О его прошлом не знал никто, и никто, конечно, его об этом не спрашивал: чувствовалось, что такого человека спрашивать о нем самом нельзя. Знали только, что он и Софья Андреевна приехали из Европы в Эквадор, но жил он почти постоянно в Соединенных Штатах. В Эквадор он приехал, не в пример всем русским эмигрантам, очень богатым человеком. Его капиталов, конечно, никто не знал, но когда о них говорили, то, не стесняясь, называли цифру с шестью нулями. Передавали друг другу, что в годы войны он вел крупные дела с железом в Швеции, и не сомневались в том, что эти дела были темные и что шведская полиция не вмешивалась в них только оттого, что Швеция очень осторожно и щепетильно охраняла свой нейтралитет и не допускала открытых скандалов.
— Чью же сторону он держал, немцев или союзников? — пытались узнать наивные люди.
— Сторону своего кармана! — поясняли им.
Людям (даже совсем посторонним) казалось, что в жизни Ива и в нем самом есть какая-то тайна. И это было странно, потому что по видимости никакой тайны быть не могло, и ничто о ней не свидетельствует: человек ведет крупные дела, но засекречивает их лишь настолько, насколько засекречивают их все деловые люди. Однако в тайне, и притом подозрительной, мрачной и чуть ли не уголовной, не сомневались и к самому Иву подходили с осторожностью, избегая близости и даже чего-то опасаясь.
Встречаясь с ним, люди чувствовали себя неуверенно, не знали, о чем говорить, непонятно для себя настораживались и под разными предлогами старались сократить встречу. Он никому не сделал дурного, но многим казалось, что именно дурного от него и следует ждать. И было непонятно: почему людям так казалось?
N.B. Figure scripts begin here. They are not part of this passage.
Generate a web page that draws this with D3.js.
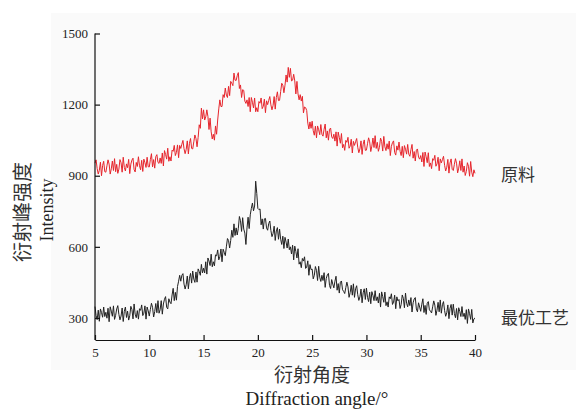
<!DOCTYPE html>
<html>
<head>
<meta charset="utf-8">
<script src="https://cdn.jsdelivr.net/npm/d3@7"></script>
<style>
  body { margin: 0; background: #fff; }
  svg { display: block; }
</style>
</head>
<body>
<svg id="chart"></svg>
<script>
// angle grid: 5.0 .. 40.0 step 0.1
const angleStart = 5, angleStep = 0.1;

// 原料 (raw material)
const rawValues = [
  953, 967, 930, 907, 923, 957, 900, 943, 961, 917,
  915, 942, 967, 949, 907, 929, 962, 922, 972, 917,
  948, 910, 928, 968, 955, 915, 978, 935, 920, 950,
  934, 969, 909, 949, 966, 974, 926, 916, 956, 939,
  980, 942, 925, 965, 918, 970, 955, 935, 978, 938,
  937, 968, 993, 937, 968, 932, 981, 989, 956, 952,
  975, 952, 996, 941, 1006, 990, 970, 1016, 961, 980,
  962, 1008, 1003, 1028, 985, 998, 1030, 976, 1028, 1015,
  1033, 1049, 1014, 993, 1011, 1047, 992, 1037, 1057, 1015,
  1013, 1043, 1072, 1057, 1022, 1062, 1115, 1100, 1185, 1140,
  1178, 1135, 1148, 1178, 1150, 1095, 1143, 1085, 1055, 1075,
  1050, 1110, 1075, 1135, 1182, 1220, 1192, 1192, 1242, 1230,
  1270, 1240, 1230, 1277, 1238, 1298, 1290, 1280, 1333, 1303,
  1302, 1322, 1335, 1268, 1283, 1230, 1263, 1260, 1215, 1205,
  1220, 1192, 1230, 1170, 1230, 1210, 1186, 1228, 1170, 1187,
  1170, 1213, 1206, 1228, 1183, 1193, 1223, 1166, 1216, 1200,
  1218, 1234, 1199, 1178, 1196, 1234, 1181, 1230, 1254, 1217,
  1218, 1255, 1290, 1282, 1250, 1282, 1325, 1295, 1357, 1315,
  1353, 1300, 1303, 1328, 1300, 1245, 1298, 1245, 1220, 1242,
  1215, 1235, 1165, 1190, 1187, 1175, 1122, 1097, 1127, 1100,
  1130, 1090, 1071, 1109, 1060, 1110, 1094, 1073, 1116, 1075,
  1067, 1096, 1118, 1060, 1089, 1050, 1096, 1101, 1064, 1057,
  1075, 1046, 1085, 1025, 1084, 1062, 1037, 1078, 1018, 1032,
  1007, 1049, 1041, 1062, 1016, 1025, 1054, 996, 1045, 1028,
  1043, 1057, 1020, 997, 1013, 1047, 990, 1033, 1051, 1007,
  1008, 1035, 1060, 1043, 1002, 1025, 1059, 1019, 1069, 1015,
  1041, 1003, 1020, 1059, 1045, 1004, 1066, 1022, 1006, 1035,
  1012, 1046, 985, 1024, 1040, 1047, 998, 987, 1026, 1008,
  1042, 1003, 985, 1024, 976, 1027, 1012, 991, 1032, 991,
  982, 1010, 1032, 974, 1002, 962, 1008, 1013, 978, 970,
  985, 958, 998, 939, 1000, 980, 955, 997, 939, 954,
  930, 972, 965, 986, 940, 950, 978, 921, 971, 954,
  968, 982, 944, 920, 936, 969, 911, 954, 971, 927,
  922, 948, 972, 953, 912, 932, 963, 922, 971, 915,
  941, 901, 918, 955, 940, 898, 960, 915, 896, 925,
  910
];

// 最优工艺 (optimised process)
const bestValues = [
  348, 310, 293, 333, 286, 338, 323, 303, 346, 306,
  324, 299, 341, 284, 347, 329, 307, 351, 294, 311,
  338, 352, 315, 292, 308, 342, 285, 328, 346, 302,
  329, 291, 309, 349, 336, 296, 359, 316, 301, 331,
  295, 339, 332, 355, 310, 320, 351, 295, 346, 330,
  308, 336, 362, 345, 304, 327, 361, 322, 373, 320,
  335, 373, 316, 359, 379, 390, 345, 338, 381, 367,
  360, 397, 425, 373, 408, 375, 433, 455, 480, 455,
  480, 487, 443, 422, 440, 477, 423, 468, 488, 447,
  498, 464, 450, 494, 451, 507, 496, 480, 526, 490,
  510, 490, 537, 485, 553, 540, 521, 569, 516, 537,
  520, 566, 562, 587, 545, 558, 591, 537, 590, 577,
  563, 600, 635, 627, 595, 627, 670, 640, 697, 648,
  680, 650, 678, 728, 710, 665, 723, 675, 658, 610,
  680, 725, 677, 735, 762, 785, 752, 772, 877, 825,
  762, 757, 760, 693, 718, 675, 718, 720, 680, 670,
  698, 709, 669, 643, 656, 687, 627, 667, 681, 632,
  675, 632, 610, 645, 593, 640, 620, 595, 633, 588,
  600, 570, 607, 545, 603, 580, 553, 592, 527, 537,
  512, 551, 540, 558, 509, 515, 541, 480, 525, 504,
  506, 465, 480, 517, 501, 458, 518, 472, 454, 480,
  458, 491, 429, 467, 482, 488, 437, 424, 462, 443,
  427, 455, 476, 417, 445, 405, 451, 456, 419, 412,
  403, 428, 451, 431, 387, 407, 438, 396, 444, 387,
  423, 436, 398, 374, 389, 422, 364, 406, 423, 378,
  426, 387, 369, 409, 360, 411, 395, 373, 415, 373,
  389, 363, 404, 346, 410, 390, 366, 409, 352, 368,
  346, 389, 381, 402, 357, 367, 396, 339, 389, 372,
  378, 340, 357, 397, 383, 343, 405, 362, 347, 376,
  352, 386, 325, 364, 380, 386, 338, 326, 364, 346,
  328, 358, 381, 323, 353, 315, 362, 369, 334, 329,
  321, 347, 372, 354, 311, 333, 366, 326, 376, 320,
  356, 369, 331, 307, 322, 355, 297, 340, 357, 312,
  358, 319, 301, 340, 292, 343, 327, 306, 348, 306,
  320, 294, 335, 277, 338, 318, 294, 336, 279, 296,
  300
];

const seriesNames = ["原料", "最优工艺"];
const seriesColors = ["#e6252c", "#222222"];
const xTicks = [5, 10, 15, 20, 25, 30, 35, 40];
const yTicks = [300, 600, 900, 1200, 1500];

const width = 576, height = 409;
const plotLeft = 95, plotRight = 475, plotTop = 33.5, plotBottom = 340;

const svg = d3.select("#chart").attr("width", width).attr("height", height);

// light panel behind the plot
svg.append("rect")
  .attr("x", 51).attr("y", 13)
  .attr("width", width - 51).attr("height", 357)
  .attr("fill", "#fafafa");

const x = d3.scaleLinear().domain([5, 40]).range([plotLeft, plotRight]);
const y = d3.scaleLinear().domain([207, 1500]).range([plotBottom, plotTop]);

const serif = "'Liberation Serif', 'DejaVu Serif', serif";
const cjk = "'Noto Sans CJK SC', sans-serif";

const toPoints = (vals) => vals.map((v, i) => [angleStart + i * angleStep, v]);
const line = d3.line().x((d) => x(d[0])).y((d) => y(d[1]));

[rawValues, bestValues].forEach((vals, i) => {
  svg.append("path")
    .datum(toPoints(vals))
    .attr("fill", "none")
    .attr("stroke", seriesColors[i])
    .attr("stroke-width", 1)
    .attr("stroke-linejoin", "round")
    .attr("d", line);
});

// axes, ticks pointing inward
const xAxis = svg.append("g")
  .attr("transform", `translate(0,${plotBottom})`)
  .call(d3.axisBottom(x).tickValues(xTicks).tickFormat(d3.format("d"))
    .tickSizeInner(-5).tickSizeOuter(0).tickPadding(8));
const yAxis = svg.append("g")
  .attr("transform", `translate(${plotLeft},0)`)
  .call(d3.axisLeft(y).tickValues(yTicks).tickFormat(d3.format("d"))
    .tickSizeInner(-5).tickSizeOuter(0).tickPadding(7));

[xAxis, yAxis].forEach((g) => {
  g.select(".domain").attr("stroke", "#111").attr("stroke-width", 1.2);
  g.selectAll(".tick line").attr("stroke", "#111").attr("stroke-width", 1.2);
  g.selectAll("text").attr("font-family", serif).attr("font-size", 13).attr("fill", "#222");
});
// y axis starts at the 1500 tick
yAxis.select(".domain").attr("d", `M0,${plotBottom}V${y(1500)}`);

// series labels
svg.append("text").attr("x", 501).attr("y", 181)
  .attr("font-family", cjk).attr("font-size", 17).attr("fill", "#333")
  .text(seriesNames[0]);
svg.append("text").attr("x", 501).attr("y", 324)
  .attr("font-family", cjk).attr("font-size", 17).attr("fill", "#333")
  .text(seriesNames[1]);

// axis titles
svg.append("text").attr("x", 312).attr("y", 382)
  .attr("text-anchor", "middle").attr("font-family", cjk).attr("font-size", 19).attr("fill", "#333")
  .text("衍射角度");
svg.append("text").attr("x", 317).attr("y", 405)
  .attr("text-anchor", "middle").attr("font-family", serif).attr("font-size", 19).attr("fill", "#222")
  .text("Diffraction  angle/°");

svg.append("text")
  .attr("transform", "translate(30,212) rotate(-90)")
  .attr("text-anchor", "middle").attr("font-family", cjk).attr("font-size", 20).attr("fill", "#333")
  .text("衍射峰强度");
svg.append("text")
  .attr("transform", "translate(53,210) rotate(-90)")
  .attr("text-anchor", "middle").attr("font-family", serif).attr("font-size", 18).attr("fill", "#222")
  .text("Intensity");
</script>
</body>
</html>
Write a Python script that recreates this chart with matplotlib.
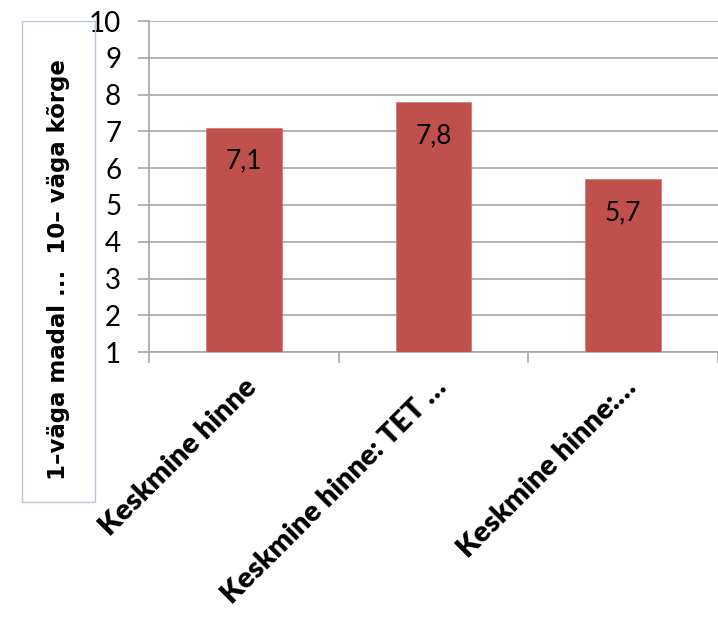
import matplotlib
matplotlib.use('Agg')
import matplotlib.pyplot as plt
from matplotlib.patches import Rectangle

# data
categories = ['Keskmine hinne', 'Keskmine hinne: TET \u2026', 'Keskmine hinne:\u2026']
values = [7.1, 7.8, 5.7]
value_labels = ['7,1', '7,8', '5,7']
y_ticks = [1, 2, 3, 4, 5, 6, 7, 8, 9, 10]
y_title = '1\u2013väga madal ...  10\u2013 väga kõrge'

plt.rcParams['font.family'] = ['Lato', 'DejaVu Sans']

fig = plt.figure(figsize=(7.18, 6.22), dpi=100)
ax = fig.add_axes([0.2075, 0.434, 0.7925, 0.532])

bar_color = '#C0504D'
grid_color = '#a6a6a6'
x = list(range(len(categories)))
heights = [v - 1 for v in values]
ax.bar(x, heights, bottom=1, width=0.4, color=bar_color, edgecolor='#d47a78', linewidth=0.6, zorder=3)

for xi, v, lab in zip(x, values, value_labels):
    ax.annotate(lab, (xi, v), xytext=(0, -24), textcoords='offset points',
                ha='center', va='center', fontsize=19, color='black', zorder=4)

ax.set_xlim(-0.5, 2.5)
ax.set_ylim(1, 10)
ax.set_yticks(y_ticks)
ax.set_yticklabels([str(t) for t in y_ticks], fontsize=20)
ax.yaxis.grid(True, color=grid_color, linewidth=1.2, zorder=0)
ax.tick_params(axis='y', length=8, width=1.2, color=grid_color, pad=12)

ax.set_xticks(x)
ax.set_xticklabels(categories, rotation=45, ha='right', rotation_mode='anchor',
                   fontsize=21, fontweight='heavy')
# nudge labels a bit to the right like the original
for t in ax.get_xticklabels():
    t.set_x(t.get_position()[0] + 0.05)
ax.set_xticks([-0.5, 0.5, 1.5, 2.5], minor=True)
ax.tick_params(axis='x', which='major', length=0, pad=16)
ax.tick_params(axis='x', which='minor', length=8, width=1.2, color=grid_color)

for s in ['top', 'right']:
    ax.spines[s].set_visible(False)
for s in ['left', 'bottom']:
    ax.spines[s].set_color(grid_color)
    ax.spines[s].set_linewidth(1.2)

# boxed y title on the left
box = Rectangle((0.0306, 0.193), 0.1017, 0.773, transform=fig.transFigure,
                fill=False, edgecolor='#b8c4d8', linewidth=1.0)
fig.patches.append(box)
fig.text(0.081, 0.566, y_title, rotation=90, ha='center', va='center',
         fontsize=16.5, fontweight='bold', color='black', family='DejaVu Sans')

fig.savefig('out.png', dpi=100)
Некоторые утверждали, будто Ив — советский человек и бежал из СССР за год или два до войны. Кем он был в Советском Союзе, как и почему бежал, не знал никто, догадки же о нем и всевозможные слухи были чересчур фантастические. Некоторые любопытные доходили даже до того, что считали его лицом, приближенным к Ягоде, тайно работавшим в НКВД и исполнявшим там особые задания. Эти фантазеры утверждали, будто именно он сыграл видную роль в той группе, которая вела следствие по делу убийства Кирова, и по приказу самого Сталина провела это следствие так, что правда об убийстве была тщательно спрятана.
Другие фантазеры утверждали, будто он, приехав в Германию, чуть ли не сразу стал работать в Гестапо. Возможно, что он знал многое из того, что было очень полезно знать гитлеровской тайной полиции, а поэтому и сумел укрепить свое положение в ней. Возможно, что и в Швецию он попал тоже по особому заданию и свои дела со шведским железом вел только одновременно с другими делами, которые были ему поручены.
Близких людей около него не было. Были служащие, были слуги, были многие те, с которыми он связан своими делами, но близких людей не было. Софью Андреевну считали ему близкой, и она, несомненно, была ему ближе всех, но близость эта была странная, похожая не на близость друга, а на близость заговорщика. Участники преступных шаек бывают так близки друг к другу.
Его называли «дельцом», и он им был. Но никто его дел в точности не знал. Знали только, что он занимается крупным строительством новых поселков и спекулирует земельными участками. Но главным его делом были какие-то операции в Эквадоре, куда он часто, но не надолго летал. Там ему удалось скупить в горах участки с залежами урановой руды, и он широко ставил ее разработку. Возможно, конечно, что у него были и другие дела: человек с крепко сжатыми челюстями и с надменно развитыми надбровными дугами, конечно, не упускал ничего, что он мог бы сжать в кулаке и из чего он мог бы выдавить сок.
Жил он одиноко и очень скромно: небольшой дом с обстановкой средней руки, умеренная еда, долго ношенное платье, автомобиль пяти- шестилетнего срока. Он не покупал картин, не занимался благотворительностью и относился к женщинам с безразличным равнодушием. Жил он, несомненно, очень скучно, но вряд ли скучал. У себя принимал только по делу и сам в гости не ходил. Непонятным исключением, которое многих интересовало, была семья Потоковых: Георгий Васильевич и Юлия Сергеевна.
Он познакомился с ними еще до болезни Георгия Васильевича, когда начал давать ему крупные заказы на своих постройках. А когда Георгий Васильевич заболел, он вел дела с его помощником, но непременно настаивал на том, чтобы все контракты подписывала и Юлия Сергеевна: «Помощник — служащий, а вы — хозяйка!» — пояснял он. Зачем ему нужна была подпись Юлии Сергеевны, понять было трудно, но, считая ее хозяйкой, он время от времени заезжал к ней, чтобы поговорить о делах. Она в делах не разбиралась и отсылала его в контору, но он через неделю приезжал опять. А когда Георгий Васильевич отчасти поправился, он свои посещения даже участил.